--- BEGIN Supplied material ---

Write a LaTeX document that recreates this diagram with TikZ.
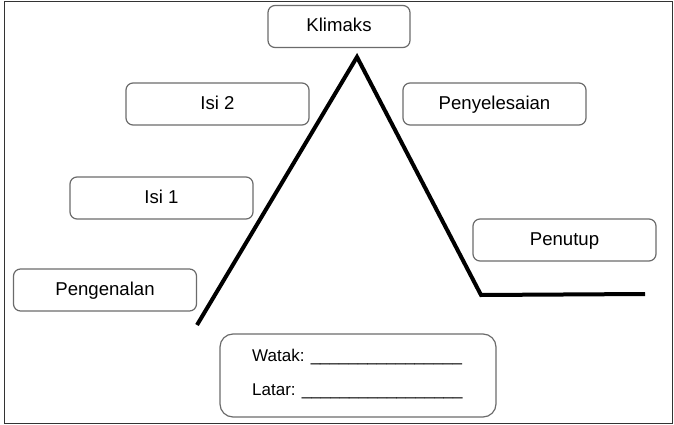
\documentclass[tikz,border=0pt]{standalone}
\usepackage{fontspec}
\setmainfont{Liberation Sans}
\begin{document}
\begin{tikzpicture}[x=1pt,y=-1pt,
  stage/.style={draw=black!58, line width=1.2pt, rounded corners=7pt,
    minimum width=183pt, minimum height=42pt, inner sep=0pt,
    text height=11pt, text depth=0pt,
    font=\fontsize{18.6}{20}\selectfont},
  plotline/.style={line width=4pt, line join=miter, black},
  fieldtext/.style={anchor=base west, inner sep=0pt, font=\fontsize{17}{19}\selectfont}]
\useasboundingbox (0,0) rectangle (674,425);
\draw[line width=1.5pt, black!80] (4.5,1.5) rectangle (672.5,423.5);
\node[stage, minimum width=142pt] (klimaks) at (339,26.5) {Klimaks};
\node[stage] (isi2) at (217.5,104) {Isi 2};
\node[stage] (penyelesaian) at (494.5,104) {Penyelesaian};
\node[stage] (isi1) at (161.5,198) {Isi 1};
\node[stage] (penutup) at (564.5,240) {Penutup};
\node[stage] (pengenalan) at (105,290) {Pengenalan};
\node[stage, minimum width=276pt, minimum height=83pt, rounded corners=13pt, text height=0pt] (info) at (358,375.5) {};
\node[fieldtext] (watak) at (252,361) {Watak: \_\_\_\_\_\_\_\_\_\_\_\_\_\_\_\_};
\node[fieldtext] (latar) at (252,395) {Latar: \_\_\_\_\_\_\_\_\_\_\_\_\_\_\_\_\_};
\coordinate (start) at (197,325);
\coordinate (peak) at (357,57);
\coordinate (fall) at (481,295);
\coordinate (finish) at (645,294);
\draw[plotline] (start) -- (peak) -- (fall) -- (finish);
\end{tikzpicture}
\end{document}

--- END Supplied material ---

— Task to carry out —
Reproduce the material word for word. Any pictures should be left out of the copy.

— Response for this exercise —
Write a LaTeX document that recreates this diagram with TikZ.
\documentclass[tikz,border=0pt]{standalone}
\usepackage{fontspec}
\setmainfont{Liberation Sans}
\begin{document}
\begin{tikzpicture}[x=1pt,y=-1pt,
  stage/.style={draw=black!58, line width=1.2pt, rounded corners=7pt,
    minimum width=183pt, minimum height=42pt, inner sep=0pt,
    text height=11pt, text depth=0pt,
    font=\fontsize{18.6}{20}\selectfont},
  plotline/.style={line width=4pt, line join=miter, black},
  fieldtext/.style={anchor=base west, inner sep=0pt, font=\fontsize{17}{19}\selectfont}]
\useasboundingbox (0,0) rectangle (674,425);
\draw[line width=1.5pt, black!80] (4.5,1.5) rectangle (672.5,423.5);
\node[stage, minimum width=142pt] (klimaks) at (339,26.5) {Klimaks};
\node[stage] (isi2) at (217.5,104) {Isi 2};
\node[stage] (penyelesaian) at (494.5,104) {Penyelesaian};
\node[stage] (isi1) at (161.5,198) {Isi 1};
\node[stage] (penutup) at (564.5,240) {Penutup};
\node[stage] (pengenalan) at (105,290) {Pengenalan};
\node[stage, minimum width=276pt, minimum height=83pt, rounded corners=13pt, text height=0pt] (info) at (358,375.5) {};
\node[fieldtext] (watak) at (252,361) {Watak: \_\_\_\_\_\_\_\_\_\_\_\_\_\_\_\_};
\node[fieldtext] (latar) at (252,395) {Latar: \_\_\_\_\_\_\_\_\_\_\_\_\_\_\_\_\_};
\coordinate (start) at (197,325);
\coordinate (peak) at (357,57);
\coordinate (fall) at (481,295);
\coordinate (finish) at (645,294);
\draw[plotline] (start) -- (peak) -- (fall) -- (finish);
\end{tikzpicture}
\end{document}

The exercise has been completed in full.